Thursday, November 17, 2011

Effective College Counseling is Just Eight Minutes Away

By Patrick O'Connor


School counselors have a new reason to be grateful this Thanksgiving season, thanks to a report released yesterday on the state of school counseling.  Sponsored by The Kresge Foundation, the College Board’s Annual Survey of School Counselors measured counselor attitudes on a number of issues.

Two quotes draw important attention to the area of counselor readiness.  As the report states,

Although the majority of counselors have a master’s degree (73 percent) and important prior work experience (58 percent were teachers of administrators), only a small minority feel very well trained for their jobs (only 16 percent rate their training as a 9 or 10 on a 10-point scale).

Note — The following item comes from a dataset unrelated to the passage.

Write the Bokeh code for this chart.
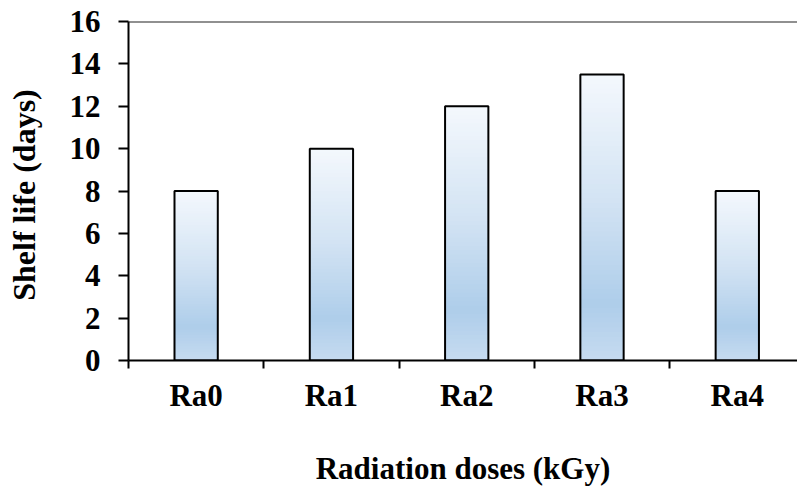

Nearly three in 10 (28 percent) believe their training did not prepare them well for their job and more than half (56 percent) feel only somewhat well trained.

The report adds counselors have sought out additional training in a number of specialized areas, with college and career counseling the single largest area where counselors sought more training.

This same theme of preparedness is bluntly addressed in the conclusion of the report, with a recommendation to

Align Counselor Education and Training Requirements with the Needs on the Ground.  Counselors indicate that their preservice training, while somewhat satisfactory, does not adequately prepare them for the realities they are facing in schools.  Course requirements should be updates to reflect this reality, including mandatory work on advising for college readiness, access and affordability.

(The full report can be found at

http://media.collegeboard.com/digitalServices/pdf/nosca/11b_4230_NarReport_BOOKLET_WEB_111104.pdf)

The College Board report provides further evidence of the yawning gap between education theory and the reality of working with real students with real needs, a gap unrecognized by most counselor educators and the Council for Accreditation of Counseling and Related Educational Programs (CACREP).  Trained school counselors know the name of the behavior that clings steadfastly to an incorrect view of reality.  It’s called denial, and while counselor educators are able to teach graduate students to recognize this trait, they are evidently not able to do so themselves, at least when it comes to their own attitudes about improved training in college counseling.

The College Board report may be the tonic that leads counselor educators to acceptance-- but like all clients going through the five stages of grief, their recovery is best supported with the help of a wise counselor…

…and that’s where you come in.  Now that College Board has joined Public Agenda and other studies in calling for counselor training reform, school counselors must show their gratitude for this work by taking action. Five minutes is enough time to e-mail the director of your counselor training program and the Association for Counselor Education and Supervision (go to http://www.acesonline.net/contact/) and call on them to put the real needs of students first by adding a required, comprehensive college admission counseling class to their master’s programs.

Another three minutes is all it takes to contact the American School Counselor Association (asca@schoolcounselor.org<mailto:asca@schoolcounselor.org>) and CACREP (go to http://www.cacrep.org/detail/contact.cfm) to ask them to end the circular blame game where counselor educators feel bound by CACREP standards, and CACREP leaves  the standards as is because counselor educators aren’t demanding they be changed.

College Board has harvested a bumper crop of counselor opinion, leaving counselors an opportunity to sow seeds of meaningful change in the way future counselors are trained in college admission counseling. As busy as we all are, eight minutes is all the time you need to be a hero and not a turkey; since we all know what students and counselors really need, and what happens to turkeys at this time of year, the choice couldn’t be clearer.